Novak House
ongoing

Mies van der Rohe arguably first began exploring the potentials of the clear span and ideas of universal space during the war through his teaching at the Armour Institute of Technology (now the Illinois Institute of Technology) where he served as the director beginning in 1938 after leaving Germany. It was with Mies and one his students, Paul Campagna, that work first began in 1941 on a theoretical concert hall for 3,000 people. Ultimately Mies ‘took over’ the project and his office produced the iconic collage of Albert Kahn’s Glenn L. Martin Aircraft Assembly Building in 1942 converting the structure into a large concert hall using only a series of floating acoustical planes in an otherwise uninterrupted space. From this point, Mies went on to produce a number of significant clear span works, both built and unbuilt, where he explored and refined this theme of universal space, beginning with a Museum for a Small City the following year, a theoretical project prompted by the magazine Architectural Forum, which also grew out of a collaboration with a student, George Danforth.
Using the resources of the Mies van der Rohe Archive at the Museum of Modern Art, we have produced a series of large format new drawings of eight of these seminal projects. The projects in the order they appear in the drawing series are as follows: the Farnsworth House in Plano, Illinois (1945-1951), the Cantor Drive-In in Indianapolis, Indiana (1945-1948), the competition entry for the National Theater in Mannheim, Germany (1952-1953), the Architecture and Institute of Design Building (S. R. Crown Hall at IIT) in Chicago, Illinois (1950-1956), the 50 x 50 House studies (1951-1952), the Convention Hall project for Chicago, Illinois (1953-1954), the unbuilt Ron Bacardi y Compañia Administration building in Santiago, Chile (1957-1960), and finally the New National Gallery in Berlin, Germany (1962-1968).
Drawn in great detail using the original construction drawings from Mies’s office, the engineering drawings, the drawings of his collaborators, and carefully referenced historical images, we have made every effort here to be as accurate and as precise as possible. Each building is drawn at least once in a 45-degree axonometric format, either regular or reverse axis depending on the focus of the drawing and depicts the structural elements. The decision was made to use the 45-degree axonometric based on its inherent abstraction and its precision. Mies, of course, used axonometry only rarely, namely with details and furniture, and contrary to his avant garde peers, his preferred mode of representation was the perspective.
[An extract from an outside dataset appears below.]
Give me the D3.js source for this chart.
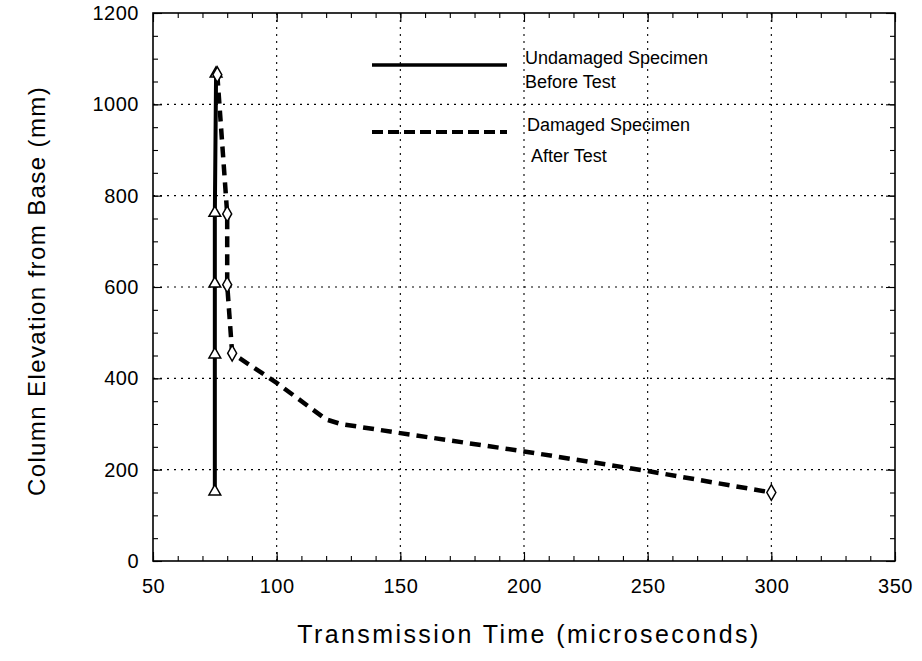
<!DOCTYPE html>
<html>
<head>
<meta charset="utf-8">
<script src="https://cdn.jsdelivr.net/npm/d3@7"></script>
<style>
  html, body { margin: 0; padding: 0; background: #fff; }
  svg { display: block; }
  text { font-family: "Liberation Sans", Arial, Helvetica, sans-serif; fill: #000; }
</style>
</head>
<body>
<svg id="chart" width="922" height="661"></svg>
<script>
// Ultrasonic pulse transmission time along the column height
const undamagedTime = [75, 75, 75, 75, 75.5];
const undamagedElev = [150, 450, 605, 760, 1065];

const damagedTime = [76, 80, 80, 82, 100, 120, 126, 150, 200, 250, 300];
const damagedElev = [1065, 760, 605, 455, 390, 310, 300, 280, 240, 197, 150];
// points of the damaged profile that carry a marker
const damagedMarked = [0, 1, 2, 3, 10];

const xTicks = [50, 100, 150, 200, 250, 300, 350];
const yTicks = [0, 200, 400, 600, 800, 1000, 1200];

const legendLabels = [
  ["Undamaged Specimen", "Before Test"],
  ["Damaged Specimen", "After Test"]
];

const svg = d3.select("#chart");
const m = { left: 153, right: 895, top: 13, bottom: 561 };

const x = d3.scaleLinear().domain([50, 350]).range([m.left, m.right]);
const y = d3.scaleLinear().domain([0, 1200]).range([m.bottom, m.top]);

// dotted grid at the major ticks
const grid = svg.append("g").attr("stroke", "#000").attr("stroke-width", 1.1)
  .attr("stroke-dasharray", "2,5");
grid.selectAll(".gx").data(xTicks.slice(1, -1)).join("line")
  .attr("x1", d => x(d)).attr("x2", d => x(d))
  .attr("y1", m.top).attr("y2", m.bottom);
grid.selectAll(".gy").data(yTicks.slice(1, -1)).join("line")
  .attr("x1", m.left).attr("x2", m.right)
  .attr("y1", d => y(d)).attr("y2", d => y(d));

// inward ticks on all four sides
const xMinor = d3.range(50, 351, 10);
const yMinor = d3.range(0, 1201, 50);
const tickFmt = () => "";
function inward(axisGen, major, minor, tr) {
  const gMinor = svg.append("g").attr("transform", tr)
    .call(axisGen.tickValues(minor).tickSize(-5).tickFormat(tickFmt));
  const gMajor = svg.append("g").attr("transform", tr)
    .call(axisGen.tickValues(major).tickSize(-9).tickFormat(tickFmt));
  [gMinor, gMajor].forEach(g => {
    g.select(".domain").remove();
    g.selectAll("line").attr("stroke", "#000").attr("stroke-width", 1.1);
  });
}
inward(d3.axisBottom(x), xTicks, xMinor, `translate(0,${m.bottom})`);
inward(d3.axisTop(x), xTicks, xMinor, `translate(0,${m.top})`);
inward(d3.axisLeft(y), yTicks, yMinor, `translate(${m.left},0)`);
inward(d3.axisRight(y), yTicks, yMinor, `translate(${m.right},0)`);

// frame
svg.append("rect").attr("x", m.left).attr("y", m.top)
  .attr("width", m.right - m.left).attr("height", m.bottom - m.top)
  .attr("fill", "none").attr("stroke", "#000").attr("stroke-width", 1.6);

// tick labels
const xAxisLabels = svg.append("g").attr("transform", `translate(0,${m.bottom})`)
  .call(d3.axisBottom(x).tickValues(xTicks).tickSize(0).tickPadding(18).tickFormat(d3.format("d")));
xAxisLabels.select(".domain").remove();
xAxisLabels.selectAll("text").attr("font-size", 20)
  .attr("font-family", "'Liberation Sans', Arial, sans-serif").attr("letter-spacing", 0.5);

const yAxisLabels = svg.append("g").attr("transform", `translate(${m.left},0)`)
  .call(d3.axisLeft(y).tickValues(yTicks).tickSize(0).tickPadding(14).tickFormat(d3.format("d")));
yAxisLabels.select(".domain").remove();
yAxisLabels.selectAll("text").attr("font-size", 20)
  .attr("font-family", "'Liberation Sans', Arial, sans-serif").attr("letter-spacing", 0.5);

// axis titles
svg.append("text").attr("x", (m.left + m.right) / 2 + 5).attr("y", 643)
  .attr("text-anchor", "middle").attr("font-size", 25).attr("letter-spacing", 2.4)
  .text("Transmission Time (microseconds)");
svg.append("text")
  .attr("transform", `translate(45,${(m.top + m.bottom) / 2 + 4}) rotate(-90)`)
  .attr("text-anchor", "middle").attr("font-size", 24).attr("letter-spacing", 1.4)
  .text("Column Elevation from Base (mm)");

// series
const line = d3.line().x(d => x(d[0])).y(d => y(d[1]));
const undamaged = undamagedTime.map((t, i) => [t, undamagedElev[i]]);
const damaged = damagedTime.map((t, i) => [t, damagedElev[i]]);

svg.append("path").datum(undamaged).attr("d", line)
  .attr("fill", "none").attr("stroke", "#000").attr("stroke-width", 4);
svg.append("path").datum(damaged).attr("d", line)
  .attr("fill", "none").attr("stroke", "#000").attr("stroke-width", 4.5)
  .attr("stroke-dasharray", "11,7");

// markers
const tri = d3.symbol().type(d3.symbolTriangle).size(60);
svg.append("g").selectAll("path").data(undamaged).join("path")
  .attr("d", tri)
  .attr("transform", d => `translate(${x(d[0])},${y(d[1]) - 1})`)
  .attr("fill", "#fff").attr("stroke", "#000").attr("stroke-width", 1.5);

const dia = d3.symbol().type(d3.symbolDiamond).size(70);
svg.append("g").selectAll("path").data(damagedMarked.map(i => damaged[i])).join("path")
  .attr("d", dia)
  .attr("transform", d => `translate(${x(d[0])},${y(d[1])})`)
  .attr("fill", "#fff").attr("stroke", "#000").attr("stroke-width", 1.5);

// legend
const leg = svg.append("g");
leg.append("line").attr("x1", 372).attr("x2", 507).attr("y1", 65).attr("y2", 65)
  .attr("stroke", "#000").attr("stroke-width", 3.5);
leg.append("line").attr("x1", 372).attr("x2", 507).attr("y1", 132).attr("y2", 132)
  .attr("stroke", "#000").attr("stroke-width", 4).attr("stroke-dasharray", "11,5");
const legText = [[525, 64], [527, 131]];
legendLabels.forEach((lines, i) => {
  const t = leg.append("text").attr("font-size", 18).attr("x", legText[i][0]).attr("y", legText[i][1]);
  t.append("tspan").attr("x", legText[i][0]).attr("dy", 0).text(lines[0]);
  t.append("tspan").attr("x", legText[i][0] + (i === 1 ? 4 : 0)).attr("dy", i === 1 ? 31 : 24).text(lines[1]);
});
</script>
</body>
</html>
The emphasis on the new drawings our office produced was on the unseen, however, and to that end construction is emphasized over appearances. This is not to dismiss in any way the visual effects of Mies, but rather to shine new light on how Mies actually managed to achieve these effects in a very real, practical sense and the axonometric proved the most effective tool in that regard. Most people familiar with Mies’ work are also certainly familiar with how his projects appear- the images are too prevalent in our visual culture to avoid. The drawings presented here though are more interested in, for instance, the structural idiosyncrasies, the diagonal bracing and tension ties, the elements Mies so carefully suppressed in his final expressions. Other drawings show other unseen elements, the layouts of underfloor tubing for heating, ductwork, flood waters, hydraulic construction, camber, deflection, various studies, and forgotten additions. The goal of all this was not to produce drawings that offer a revisionist or even contrarian view of the architect, but rather to offer a richer and more nuanced visual history of his pursuit of universal space.
The additional formats for the drawings are plans, sections, elevations. Drawings, where possible, are kept at the same scale. Nonetheless, it was required to produce the drawings in several different scales, for practical reasons, due to the sizes of the works- the Farnsworth House (77 ft x 29 ft) and the 50 x 50 house on up to the unbuilt Convention Hall project for Chicago (720 ft x 720 ft).
A few other notes. Following the completion of the National Gallery, Mies’s own office produced a small analytical drawing or sorts – uniformly drawn 1:500 elevations depicting seven of the clear span projects. We have added an 8th project back into the mix- the Cantor Drive-In, because of its obvious significance as a precursor to Crown Hall and Mannheim. Historically speaking and (we imagine) within Mies’ own office, the unbuilt drive-in restaurant did not fit neatly into the oeuvre, which in turn made the project all the more appealing and critical to the drawing series.
The order of the projects here and in the 1959 drawing produced by Mies’s office is not quite chronological. We followed the order Mies’s office presented the seven projects, with one exception- addition of Cantor). It is interesting to note that Mies inserted the 50 x 50 house between IIT and the Convention Hall because the 50 x 50 house studies showed both one- and two-way structural solutions. In doing so, the drawings present what Mies referred to as ‘gothic’ structures (one-way structures) first followed by what he referred to as ‘classical’ structures (two-way structures). The 50 x 50 House presents an unusual moment where Mies considered both types of solutions for a particular building. Perhaps in Mies’s revisionist drawing the order of work was shuffled a bit to present a clearer trajectory of architectural thought leading up to the National Gallery, and if so, we thought it was important to respect this more conceptual ordering.